Published April 1, 2005

NEW DELHI, March 31: Pakistan Muslim League president Chaudhry Shujaat Hussain said on Thursday that time had come for India and Pakistan to jointly fight terrorists who could be seeking to subvert the peace moves under way between the two countries. In a free-wheeling discussion with journalists from both countries on the fourth day of his visit here, Mr Hussain prescribed a similar approach for joint action in other crucial areas of bilateral interest, including the gas pipeline project to link Iran with India via Pakistan.

Chaudhry Shujaat was asked by an Indian journalist whether, in the wake of threats by Kashmiri militants to the trans-LOC bus, Pakistan and India should join hands to thwart them.

“Why should there be any doubt at all that this would be very good for both countries? Of course they should come together to combat the common threat they face. This is exactly what we need,” Mr Hussain said.

India has so far turned down Pakistan’s occasional requests to share data in a number of incidents it has blamed on Islamabad, including an attack on the India parliament in December 2001 that led to a year-long military standoff between the two.

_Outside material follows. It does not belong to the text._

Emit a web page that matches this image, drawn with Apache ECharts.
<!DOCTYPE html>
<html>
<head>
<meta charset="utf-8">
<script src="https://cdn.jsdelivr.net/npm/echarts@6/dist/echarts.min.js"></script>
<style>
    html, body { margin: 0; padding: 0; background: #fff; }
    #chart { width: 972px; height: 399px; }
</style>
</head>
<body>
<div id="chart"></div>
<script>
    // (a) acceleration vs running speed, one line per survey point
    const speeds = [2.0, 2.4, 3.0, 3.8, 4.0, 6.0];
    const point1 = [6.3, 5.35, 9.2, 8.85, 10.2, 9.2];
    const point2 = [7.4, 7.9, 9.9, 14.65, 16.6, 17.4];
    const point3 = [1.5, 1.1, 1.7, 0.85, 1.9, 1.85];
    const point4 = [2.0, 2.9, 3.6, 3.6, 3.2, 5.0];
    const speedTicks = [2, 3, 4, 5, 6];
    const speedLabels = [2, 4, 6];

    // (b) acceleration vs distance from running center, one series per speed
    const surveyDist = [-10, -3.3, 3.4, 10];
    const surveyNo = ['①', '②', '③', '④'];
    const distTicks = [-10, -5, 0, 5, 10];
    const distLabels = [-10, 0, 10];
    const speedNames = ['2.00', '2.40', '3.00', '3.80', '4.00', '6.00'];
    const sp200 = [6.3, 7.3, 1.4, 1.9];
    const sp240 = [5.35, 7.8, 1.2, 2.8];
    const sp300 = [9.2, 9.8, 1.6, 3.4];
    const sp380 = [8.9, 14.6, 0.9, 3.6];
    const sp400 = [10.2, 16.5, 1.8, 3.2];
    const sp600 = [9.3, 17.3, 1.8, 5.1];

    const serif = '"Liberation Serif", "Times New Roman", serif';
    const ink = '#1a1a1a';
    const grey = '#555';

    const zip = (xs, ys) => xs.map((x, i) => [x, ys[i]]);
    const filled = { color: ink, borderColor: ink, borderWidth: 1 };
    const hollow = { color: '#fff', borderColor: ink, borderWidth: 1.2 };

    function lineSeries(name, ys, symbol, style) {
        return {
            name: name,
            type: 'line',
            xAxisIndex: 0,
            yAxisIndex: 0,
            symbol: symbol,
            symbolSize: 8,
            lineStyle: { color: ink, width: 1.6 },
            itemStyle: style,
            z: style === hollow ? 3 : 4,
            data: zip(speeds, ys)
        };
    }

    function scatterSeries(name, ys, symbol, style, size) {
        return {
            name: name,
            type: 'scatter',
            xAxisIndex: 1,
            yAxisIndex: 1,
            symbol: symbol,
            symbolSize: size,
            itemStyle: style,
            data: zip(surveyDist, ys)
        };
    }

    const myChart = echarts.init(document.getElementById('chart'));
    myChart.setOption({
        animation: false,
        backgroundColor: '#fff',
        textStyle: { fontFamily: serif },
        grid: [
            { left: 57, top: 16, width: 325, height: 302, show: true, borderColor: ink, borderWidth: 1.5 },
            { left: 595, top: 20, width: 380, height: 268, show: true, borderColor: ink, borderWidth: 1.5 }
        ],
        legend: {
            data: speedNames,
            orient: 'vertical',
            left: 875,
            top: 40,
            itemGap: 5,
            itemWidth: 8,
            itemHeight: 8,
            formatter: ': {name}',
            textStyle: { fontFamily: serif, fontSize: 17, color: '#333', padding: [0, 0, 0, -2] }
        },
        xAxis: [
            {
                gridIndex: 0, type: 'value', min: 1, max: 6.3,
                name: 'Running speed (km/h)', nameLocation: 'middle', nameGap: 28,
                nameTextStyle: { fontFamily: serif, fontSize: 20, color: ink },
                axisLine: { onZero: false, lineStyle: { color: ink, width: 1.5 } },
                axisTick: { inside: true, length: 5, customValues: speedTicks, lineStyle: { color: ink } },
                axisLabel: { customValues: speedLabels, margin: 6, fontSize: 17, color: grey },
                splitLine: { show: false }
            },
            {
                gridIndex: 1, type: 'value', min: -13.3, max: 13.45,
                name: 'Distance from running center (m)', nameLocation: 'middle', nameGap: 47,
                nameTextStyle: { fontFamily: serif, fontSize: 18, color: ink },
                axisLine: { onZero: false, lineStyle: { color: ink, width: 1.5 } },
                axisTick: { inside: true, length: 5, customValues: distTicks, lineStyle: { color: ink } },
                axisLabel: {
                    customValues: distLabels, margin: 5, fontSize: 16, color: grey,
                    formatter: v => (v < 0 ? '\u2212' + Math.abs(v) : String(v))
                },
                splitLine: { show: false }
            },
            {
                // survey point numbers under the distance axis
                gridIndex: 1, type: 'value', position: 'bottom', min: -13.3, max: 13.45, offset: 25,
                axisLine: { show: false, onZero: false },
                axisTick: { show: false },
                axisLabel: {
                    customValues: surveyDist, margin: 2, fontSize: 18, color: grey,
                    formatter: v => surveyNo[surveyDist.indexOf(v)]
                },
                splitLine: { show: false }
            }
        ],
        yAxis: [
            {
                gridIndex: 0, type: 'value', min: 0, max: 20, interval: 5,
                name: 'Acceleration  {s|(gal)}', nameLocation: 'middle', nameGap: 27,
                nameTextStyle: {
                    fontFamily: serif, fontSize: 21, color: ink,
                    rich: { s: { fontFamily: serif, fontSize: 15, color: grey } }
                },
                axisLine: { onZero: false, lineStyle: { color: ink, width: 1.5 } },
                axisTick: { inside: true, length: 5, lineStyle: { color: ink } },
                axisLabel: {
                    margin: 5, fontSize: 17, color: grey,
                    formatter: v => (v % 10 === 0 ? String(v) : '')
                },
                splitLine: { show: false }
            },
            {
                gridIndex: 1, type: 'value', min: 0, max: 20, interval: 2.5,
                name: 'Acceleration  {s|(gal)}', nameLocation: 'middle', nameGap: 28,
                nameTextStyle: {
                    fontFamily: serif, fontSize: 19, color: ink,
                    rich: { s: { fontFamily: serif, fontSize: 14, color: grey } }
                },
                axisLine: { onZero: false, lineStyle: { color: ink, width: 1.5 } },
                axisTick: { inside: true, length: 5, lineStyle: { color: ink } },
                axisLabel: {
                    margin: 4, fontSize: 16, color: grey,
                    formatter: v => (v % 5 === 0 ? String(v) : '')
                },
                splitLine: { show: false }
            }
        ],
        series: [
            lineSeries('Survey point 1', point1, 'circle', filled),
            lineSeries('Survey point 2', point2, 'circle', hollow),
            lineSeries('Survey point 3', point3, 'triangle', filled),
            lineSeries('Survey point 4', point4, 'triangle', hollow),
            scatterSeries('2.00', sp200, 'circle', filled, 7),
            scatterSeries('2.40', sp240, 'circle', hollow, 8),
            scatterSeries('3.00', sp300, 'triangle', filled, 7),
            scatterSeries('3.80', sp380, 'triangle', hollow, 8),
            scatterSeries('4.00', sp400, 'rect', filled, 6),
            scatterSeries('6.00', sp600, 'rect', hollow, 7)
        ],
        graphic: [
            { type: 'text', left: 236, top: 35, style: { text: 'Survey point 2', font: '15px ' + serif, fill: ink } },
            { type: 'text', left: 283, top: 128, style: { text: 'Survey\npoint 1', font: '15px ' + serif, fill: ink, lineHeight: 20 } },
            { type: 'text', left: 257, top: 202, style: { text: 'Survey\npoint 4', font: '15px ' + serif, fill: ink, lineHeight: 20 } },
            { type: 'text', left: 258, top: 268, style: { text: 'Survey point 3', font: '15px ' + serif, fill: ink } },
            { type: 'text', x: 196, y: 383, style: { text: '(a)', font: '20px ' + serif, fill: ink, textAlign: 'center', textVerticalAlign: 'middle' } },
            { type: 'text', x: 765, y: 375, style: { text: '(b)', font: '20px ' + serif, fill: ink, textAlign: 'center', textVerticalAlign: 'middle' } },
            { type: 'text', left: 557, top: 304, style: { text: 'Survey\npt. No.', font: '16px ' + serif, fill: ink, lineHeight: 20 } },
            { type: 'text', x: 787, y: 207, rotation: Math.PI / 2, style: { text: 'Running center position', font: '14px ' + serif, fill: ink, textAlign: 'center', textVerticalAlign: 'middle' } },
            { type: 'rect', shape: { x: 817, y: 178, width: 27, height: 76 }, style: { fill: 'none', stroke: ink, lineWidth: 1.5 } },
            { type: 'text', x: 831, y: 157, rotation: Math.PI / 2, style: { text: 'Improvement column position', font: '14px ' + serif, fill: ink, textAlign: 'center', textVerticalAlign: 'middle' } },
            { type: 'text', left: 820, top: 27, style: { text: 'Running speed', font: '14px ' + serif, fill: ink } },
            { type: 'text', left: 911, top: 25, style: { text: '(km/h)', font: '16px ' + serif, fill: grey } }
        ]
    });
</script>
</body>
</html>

However, with increased cooperation required even for cricket matches to be held safely not to speak of political leaders visiting each other, a new impetus has been given to intelligence sharing. Officials on both sides say privately that the success of the bus service in Kashmir will be heavily predicated on cooperation against the kind of threats that will continue to exist for some time to come.

Chaudhry Shujaat was vocal about a similar joining of hands on the pipeline project and other issues, which he thought was the best way to keep elements like US interference at bay.

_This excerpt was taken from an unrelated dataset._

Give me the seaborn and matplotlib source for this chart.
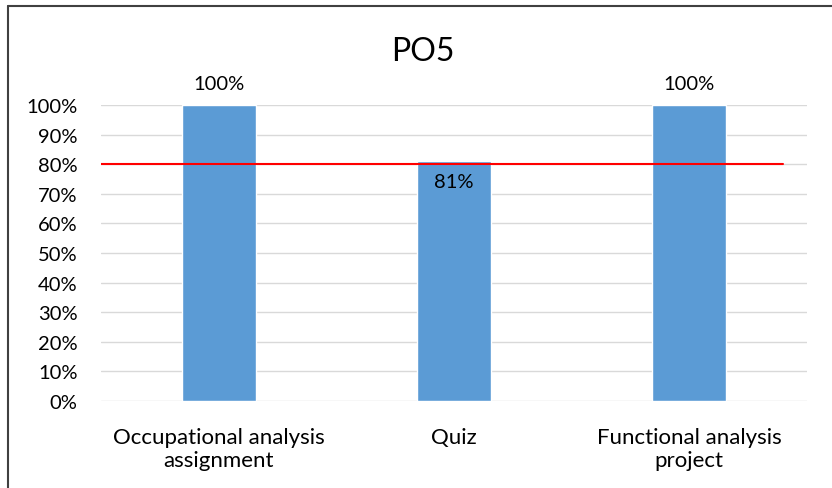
import matplotlib
matplotlib.use("Agg")
import matplotlib.pyplot as plt
import seaborn as sns
import pandas as pd
from matplotlib.lines import Line2D

categories = ["Occupational analysis\nassignment", "Quiz", "Functional analysis\nproject"]
scores = [100, 81, 100]
target = 80

sns.set_style("white")
plt.rcParams["font.family"] = ["Lato", "DejaVu Sans"]
plt.rcParams["text.color"] = "black"
plt.rcParams["xtick.color"] = "black"
plt.rcParams["ytick.color"] = "black"

df = pd.DataFrame({"item": categories, "score": scores})

fig = plt.figure(figsize=(8.32, 4.89), dpi=100)
ax = fig.add_axes([101 / 832, 1 - 402 / 489, 706 / 832, 296 / 489])

sns.barplot(data=df, x="item", y="score", color="#5B9BD5", width=0.315,
            saturation=1, ax=ax, zorder=3)

ax.set_xlim(-0.5, 2.5)
ax.set_ylim(0, 100)
ax.set_yticks(range(0, 101, 10))
ax.set_yticklabels([f"{v}%" for v in range(0, 101, 10)], fontsize=14.5)
ax.tick_params(axis="x", labelsize=16, length=0, pad=19)
ax.tick_params(axis="y", length=0, pad=17)
for lbl in ax.get_xticklabels():
    lbl.set_linespacing(1.15)
ax.grid(axis="y", color="#D9D9D9", linewidth=1, zorder=0)
ax.set_axisbelow(True)
for s in ax.spines.values():
    s.set_visible(False)
ax.set_xlabel("")
ax.set_ylabel("")

# target line
ax.plot([-0.5, 2.398], [target, target], color="#FF0000", linewidth=1.5, zorder=4)

# value labels
for i, v in enumerate(scores):
    if v >= 95:
        ax.text(i, v + 4.5, f"{v}%", ha="center", va="bottom", fontsize=14.5)
    else:
        ax.text(i, v - 4, f"{v}%", ha="center", va="top", fontsize=14.5, zorder=5)

fig.text(0.5 + 7 / 832, 1 - 52 / 489, "PO5", ha="center", va="center", fontsize=23)

# outer frame (left and top edges visible)
fig.add_artist(Line2D([8 / 832, 8 / 832], [0, 1 - 7 / 489], color="#404040", linewidth=1.5))
fig.add_artist(Line2D([8 / 832, 1], [1 - 7 / 489, 1 - 7 / 489], color="#404040", linewidth=1.5))

fig.savefig("out.png", dpi=100)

“There is an Indian proposal to have a joint Indian-Pakistani cricket team. Indeed such a team would be invincible. But with this kind of coming together we can overcome any resistance to our projects from anyone, no matter how mighty they are.”

US Secretary of State Condoleezza Rice had recently asked India and Pakistan to reconsider doing business with Iran.

Chaudhry Shujaat welcomed the new bonhomie between the two countries and pleaded that India should take President Gen Pervez Musharraf’s offer to sincerely search for peace as a historic opportunity that should not be squandered.

He did not see any good reason why the current thaw should not become irreversible. He said all major political parties in India and Pakistan were today supporting the peace process. He said Indian opposition leader Lal Kishan Advani was likely to visit Pakistan with his family in June. Mr Advani will visit his home in Karachi.